Comment on Yeah, turns out a lot of people belived that slavery was bad 500 years ago too
shawn1122@sh.itjust.works 1 week agoThs Spanish and Portugese were brutal colonists. While Protestant colonial powers would prefer to kill you via bureaucracy, Catholic ones wouldn’t hesitate to proceed straight to rape, murder, torture etc.
Perhaps by being the incumbent branch of Christianity, and having state support via the Papacy and its Terra Nullius (ie. land occupied by non-Christians doesn’t belong to anyone) doctine, they felt moral accountability was less of a concern. That or they felt like they were going to heaven regardless of their actions via the Pope’s blessing.
Vasco Da Gama, the Columbus of the East, is known for the following after arriving in Kerala India:
1) Setting a civilian boat returning from Mecca on fire and refusing even to take payment to end the suffering. It took several days for the boat to sink and Portugese accounts detail the wails of women and children as several hundred died slowly. It’s said that women held up their babies above the flames begging for mercy.
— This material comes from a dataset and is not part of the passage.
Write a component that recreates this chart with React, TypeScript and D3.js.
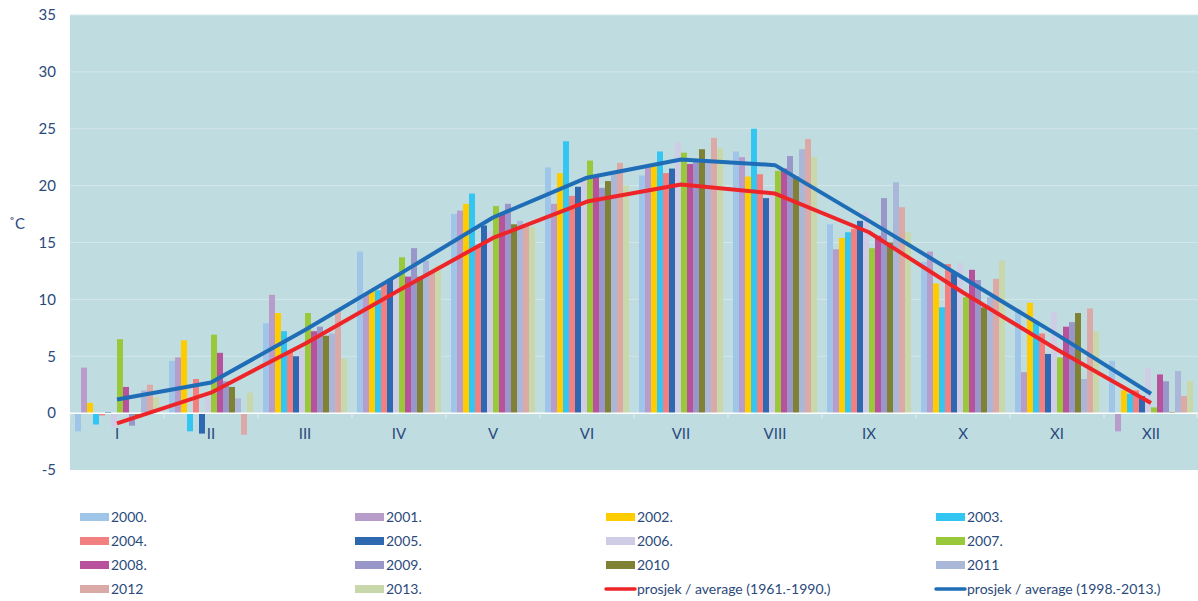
import React from "react";
import * as d3 from "d3";

const months = ["I", "II", "III", "IV", "V", "VI", "VII", "VIII", "IX", "X", "XI", "XII"];
const yTicks = [-5, 0, 5, 10, 15, 20, 25, 30, 35];

const years = ["2000.", "2001.", "2002.", "2003.", "2004.", "2005.", "2006.", "2007.", "2008.", "2009.", "2010", "2011", "2012", "2013."];

const y2000 = [-1.6, 4.6, 7.9, 14.2, 17.5, 21.6, 20.9, 23.0, 16.6, 13.3, 9.1, 4.6];
const y2001 = [4.0, 4.9, 10.4, 10.4, 17.8, 18.4, 21.6, 22.5, 14.4, 14.2, 3.6, -1.6];
const y2002 = [0.9, 6.4, 8.8, 10.8, 18.4, 21.1, 21.7, 20.8, 15.4, 11.4, 9.7, 2.0];
const y2003 = [-1.0, -1.6, 7.2, 10.8, 19.3, 23.9, 23.0, 25.0, 15.9, 9.3, 8.1, 1.7];
const y2004 = [-0.2, 3.0, 5.5, 11.4, 14.8, 19.1, 21.1, 21.0, 16.2, 13.1, 7.0, 2.0];
const y2005 = [0.1, -1.8, 5.0, 11.8, 16.5, 19.9, 21.5, 18.9, 16.9, 12.3, 5.2, 1.5];
const y2006 = [-1.2, 1.5, 5.6, 12.3, 16.0, 20.8, 23.8, 19.5, 17.7, 13.2, 8.9, 4.0];
const y2007 = [6.5, 6.9, 8.8, 13.7, 18.2, 22.2, 22.9, 21.3, 14.5, 10.2, 4.9, 0.5];
const y2008 = [2.3, 5.3, 7.2, 12.0, 17.5, 20.8, 21.9, 21.5, 15.6, 12.6, 7.6, 3.4];
const y2009 = [-1.1, 2.8, 7.6, 14.5, 18.4, 19.8, 22.1, 22.6, 18.9, 11.7, 8.0, 2.8];
const y2010 = [-0.4, 2.3, 6.8, 12.0, 16.6, 20.4, 23.2, 20.8, 15.0, 9.3, 8.8, 0.1];
const y2011 = [2.0, 1.3, 7.0, 13.4, 16.9, 21.0, 22.3, 23.2, 20.3, 10.2, 3.0, 3.7];
const y2012 = [2.5, -1.9, 9.1, 12.5, 16.4, 22.0, 24.2, 24.1, 18.1, 11.8, 9.2, 1.5];
const y2013 = [1.4, 1.8, 4.8, 13.0, 16.4, 20.0, 23.3, 22.5, 15.9, 13.4, 7.2, 2.8];

const avg1961 = [-0.9, 1.8, 6.1, 10.8, 15.4, 18.6, 20.1, 19.3, 15.9, 10.6, 5.6, 0.9];
const avg1998 = [1.2, 2.7, 7.3, 12.2, 17.2, 20.7, 22.3, 21.8, 16.9, 11.9, 6.9, 1.7];

const lineLabels = ["prosjek / average (1961.-1990.)", "prosjek / average (1998.-2013.)"];

const seriesValues = [y2000, y2001, y2002, y2003, y2004, y2005, y2006, y2007, y2008, y2009, y2010, y2011, y2012, y2013];

const barColors = [
  "#9fc6e8", "#b89cc9", "#ffcc00", "#33c6f2", "#f28080", "#2e68b1", "#cfcce6",
  "#9ac83b", "#b8529c", "#9997c9", "#7f8234", "#aab7d8", "#dba9a6", "#c8d8aa",
];
const lineColors = ["#ee2528", "#1f6db6"];

const W = 1198;
const H = 601;
const left = 70;
const right = 1198;
const top = 15;
const bottom = 470;
const textColor = "#2b4a7c";
const font = "Lato, 'Open Sans', sans-serif";

export default function App() {
  const x0 = d3.scaleBand<string>().domain(months).range([left, right]).padding(0);
  const x1 = d3.scaleBand<string>().domain(years).range([5, x0.bandwidth() - 5]).padding(0);
  const y = d3.scaleLinear().domain([-5, 35]).range([bottom, top]);

  const lineGen = d3
    .line<number>()
    .x((_, i) => (x0(months[i]) as number) + x0.bandwidth() / 2)
    .y((v) => y(v));

  const legendItems = [
    ...years.map((label, i) => ({ label, color: barColors[i], kind: "bar" })),
    ...lineLabels.map((label, i) => ({ label, color: lineColors[i], kind: "line" })),
  ];
  const legendColX = [80, 355, 606, 936];
  const legendRowY = [517, 541, 565, 589];

  return (
    <div style={{ position: "fixed", left: 0, top: 0 }}>
      <svg width={W} height={H} style={{ display: "block", background: "#fff" }}>
        <rect x={left} y={top} width={right - left} height={bottom - top} fill="#bfdce0" />
        {yTicks.filter((t) => t !== 0 && t !== -5).map((t) => (
          <line key={"g" + t} x1={left} x2={right} y1={y(t)} y2={y(t)} stroke="#d3e7ea" strokeWidth={1} />
        ))}
        {yTicks.map((t) => (
          <text key={"t" + t} x={56} y={y(t)} dy="0.35em" textAnchor="end" fontSize={15} fontFamily={font} fill={textColor}>
            {t}
          </text>
        ))}
        <text x={17} y={229} textAnchor="middle" fontSize={15} fontFamily={font} fill={textColor}>˚C</text>

        {seriesValues.map((vals, si) => (
          <g key={"s" + si} fill={barColors[si]}>
            {vals.map((v, mi) => {
              const bx = (x0(months[mi]) as number) + (x1(years[si]) as number);
              const y0 = y(0);
              const yv = y(v);
              return (
                <rect key={mi} x={bx} y={Math.min(y0, yv)} width={x1.bandwidth()} height={Math.abs(yv - y0)} />
              );
            })}
          </g>
        ))}

        <line x1={left} x2={right} y1={y(0)} y2={y(0)} stroke="#ffffff" strokeWidth={1.5} />
        {months.map((m, i) => (
          <line key={"tk" + i} x1={x0(m) as number} x2={x0(m) as number} y1={y(0)} y2={y(0) + 5} stroke="#e6eef0" strokeWidth={1} />
        ))}
        <line x1={right - 1} x2={right - 1} y1={y(0)} y2={y(0) + 5} stroke="#e6eef0" strokeWidth={1} />
        {months.map((m) => (
          <text key={"m" + m} x={(x0(m) as number) + x0.bandwidth() / 2} y={439} textAnchor="middle" fontSize={15} fontFamily={font} fill={textColor}>
            {m}
          </text>
        ))}

        <path d={lineGen(avg1961) as string} fill="none" stroke={lineColors[0]} strokeWidth={4} strokeLinejoin="round" />
        <path d={lineGen(avg1998) as string} fill="none" stroke={lineColors[1]} strokeWidth={4} strokeLinejoin="round" />

        {legendItems.map((it, i) => {
          const col = i % 4;
          const row = Math.floor(i / 4);
          const lx = legendColX[col];
          const ly = legendRowY[row];
          return (
            <g key={"l" + i}>
              {it.kind === "bar" ? (
                <rect x={lx} y={ly - 4} width={29} height={8} fill={it.color} />
              ) : (
                <line x1={lx} x2={lx + 29} y1={ly} y2={ly} stroke={it.color} strokeWidth={3.5} strokeLinecap="round" />
              )}
              <text x={lx + 31} y={ly} dy="0.35em" fontSize={14} fontFamily={font} fill={textColor}>
                {it.label}
              </text>
            </g>
          );
        })}
      </svg>
    </div>
  );
}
The few children that did survive were kidnapped and forcibly converted to Christianity.
2) When the local ruler (Zamorin) refused to expel every Muslim from Calicut (who de Gama perceived to be his competition for trade), he kidnapped a group of fishermen, had their bodies cut to pieces, and sent it to the Zamorin with a note saying to make a stew out of it.
3) When trade negotiations failed, he pioneered European colonial “gunboat diplomacy” by pointing his naval fleet at the unfortified city of Calicut, opening fire on civilians.
These two are the OGs of European colonialism. Both are venerated to this day.
acockworkorange@mander.xyz 1 week ago
Which powers? The Brits, French, and Dutch? They were absolutely vile. Europeans were a very hateful boil on earth back then.
shawn1122@sh.itjust.works 1 week ago
You’re absolutely right but they were more likely to say “ok here’s the rulebook we wrote for you” (however unreasonable) “oh, you broke a rule? You deserve what’s about to happen to you” (which is also probably unreasonable). This applies especially to the British. The Spanish and Portugese would just go straight to massacre.
This isn’t in any way meant to white wash their actions, just to bring light to the efforts they made to legitimize their cruelty, which was largely effective at the time. Many nations are still working hard to rid themselves of the colonial narratives and perceptions built off the outcomes of this bureaucracy of exploitation.
It’s much easier to say the Goan inquisition is bad/immoral but there are still people that argue today that British engineered famines were not Britain’s fault because points to the rulebook/bureaucracy. It’s an incredibly powerful tool for shifting accountability and victim blaming.